[EXERCISE AIM] Copy out every line of the records where the string "that" occurs.

[DATA SHOWN]
"""

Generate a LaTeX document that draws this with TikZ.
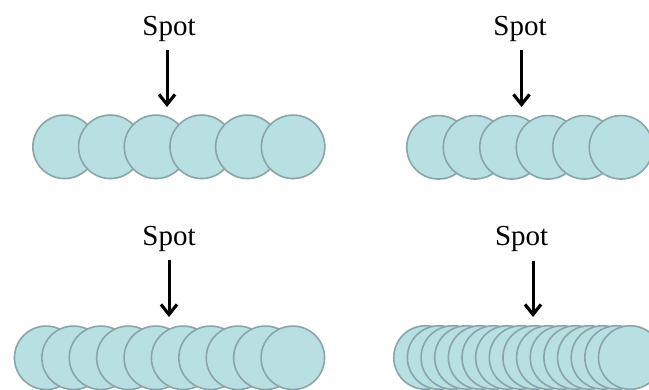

"""
"""

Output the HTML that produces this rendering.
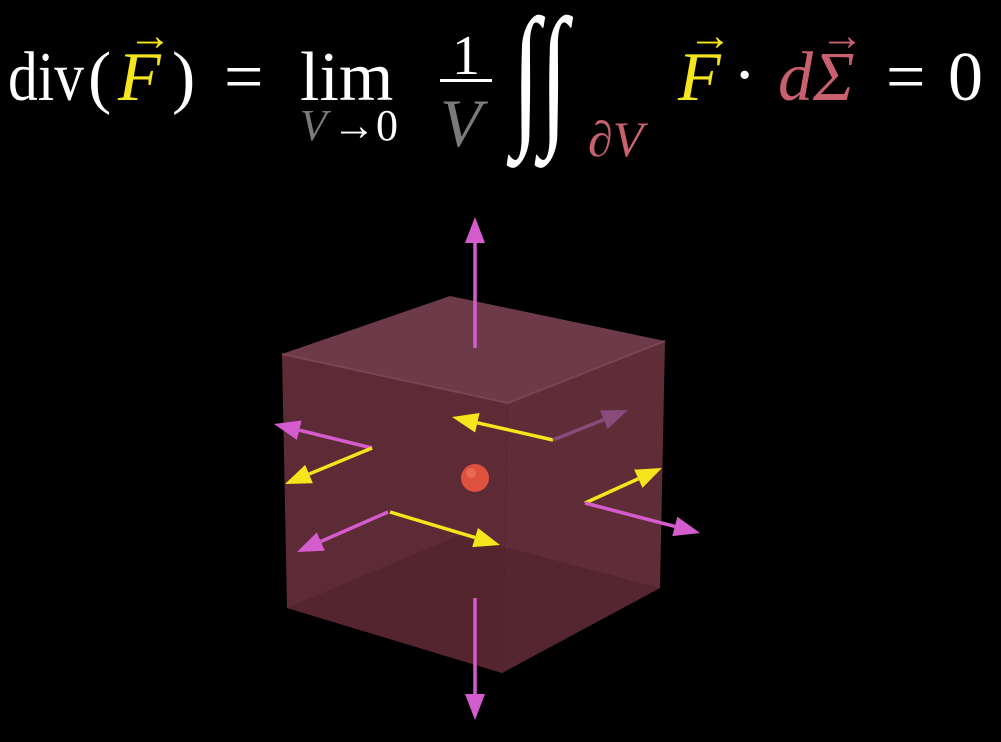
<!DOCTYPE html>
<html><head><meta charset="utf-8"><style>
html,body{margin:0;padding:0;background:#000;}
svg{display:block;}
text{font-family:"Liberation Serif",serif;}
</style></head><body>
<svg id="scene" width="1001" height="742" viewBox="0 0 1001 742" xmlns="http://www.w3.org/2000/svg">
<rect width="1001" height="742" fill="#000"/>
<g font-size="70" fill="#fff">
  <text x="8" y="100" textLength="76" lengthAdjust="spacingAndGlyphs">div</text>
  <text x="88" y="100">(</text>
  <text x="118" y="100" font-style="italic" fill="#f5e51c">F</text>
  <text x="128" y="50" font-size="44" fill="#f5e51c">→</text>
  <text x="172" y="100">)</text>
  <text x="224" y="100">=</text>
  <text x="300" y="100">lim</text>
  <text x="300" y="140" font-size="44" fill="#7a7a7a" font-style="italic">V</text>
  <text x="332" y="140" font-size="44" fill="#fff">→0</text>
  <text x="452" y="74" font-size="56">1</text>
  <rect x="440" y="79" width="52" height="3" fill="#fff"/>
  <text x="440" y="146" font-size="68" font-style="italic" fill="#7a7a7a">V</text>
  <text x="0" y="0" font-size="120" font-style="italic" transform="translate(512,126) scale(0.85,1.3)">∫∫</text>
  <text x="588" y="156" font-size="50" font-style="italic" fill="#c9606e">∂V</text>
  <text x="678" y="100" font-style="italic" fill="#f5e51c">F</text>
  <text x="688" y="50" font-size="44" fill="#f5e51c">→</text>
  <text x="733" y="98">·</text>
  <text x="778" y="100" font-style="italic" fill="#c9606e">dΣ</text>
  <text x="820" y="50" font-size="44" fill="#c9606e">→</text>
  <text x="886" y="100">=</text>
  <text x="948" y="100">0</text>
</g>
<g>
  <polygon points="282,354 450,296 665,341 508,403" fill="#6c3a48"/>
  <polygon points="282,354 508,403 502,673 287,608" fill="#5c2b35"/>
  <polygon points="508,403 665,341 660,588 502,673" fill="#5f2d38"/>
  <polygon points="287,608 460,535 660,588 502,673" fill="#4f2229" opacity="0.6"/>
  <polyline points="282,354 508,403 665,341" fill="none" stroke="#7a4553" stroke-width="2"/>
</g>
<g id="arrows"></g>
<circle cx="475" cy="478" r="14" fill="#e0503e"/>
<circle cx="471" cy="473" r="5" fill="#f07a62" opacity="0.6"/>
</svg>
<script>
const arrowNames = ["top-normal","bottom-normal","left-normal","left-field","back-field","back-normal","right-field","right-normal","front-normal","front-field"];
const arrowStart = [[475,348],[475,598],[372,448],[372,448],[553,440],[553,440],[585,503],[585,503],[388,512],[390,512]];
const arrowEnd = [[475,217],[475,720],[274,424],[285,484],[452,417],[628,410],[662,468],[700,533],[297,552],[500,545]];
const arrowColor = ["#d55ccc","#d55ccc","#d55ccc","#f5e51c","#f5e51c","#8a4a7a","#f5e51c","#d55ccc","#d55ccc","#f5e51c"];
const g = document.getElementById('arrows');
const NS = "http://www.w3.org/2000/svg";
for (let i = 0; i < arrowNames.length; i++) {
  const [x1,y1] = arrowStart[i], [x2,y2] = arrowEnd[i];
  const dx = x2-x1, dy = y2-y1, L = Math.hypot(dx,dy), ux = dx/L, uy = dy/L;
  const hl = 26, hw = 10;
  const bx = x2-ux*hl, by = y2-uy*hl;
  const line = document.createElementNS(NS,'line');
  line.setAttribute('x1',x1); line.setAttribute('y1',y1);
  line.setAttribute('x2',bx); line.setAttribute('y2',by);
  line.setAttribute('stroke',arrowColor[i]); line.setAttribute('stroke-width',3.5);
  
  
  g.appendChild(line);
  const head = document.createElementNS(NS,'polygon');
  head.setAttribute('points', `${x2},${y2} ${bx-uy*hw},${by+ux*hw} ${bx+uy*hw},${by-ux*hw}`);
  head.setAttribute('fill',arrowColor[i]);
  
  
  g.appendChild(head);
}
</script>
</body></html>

"""

[RESPONSE TO THE EXERCISE]
Generate a LaTeX document that draws this with TikZ.
Output the HTML that produces this rendering.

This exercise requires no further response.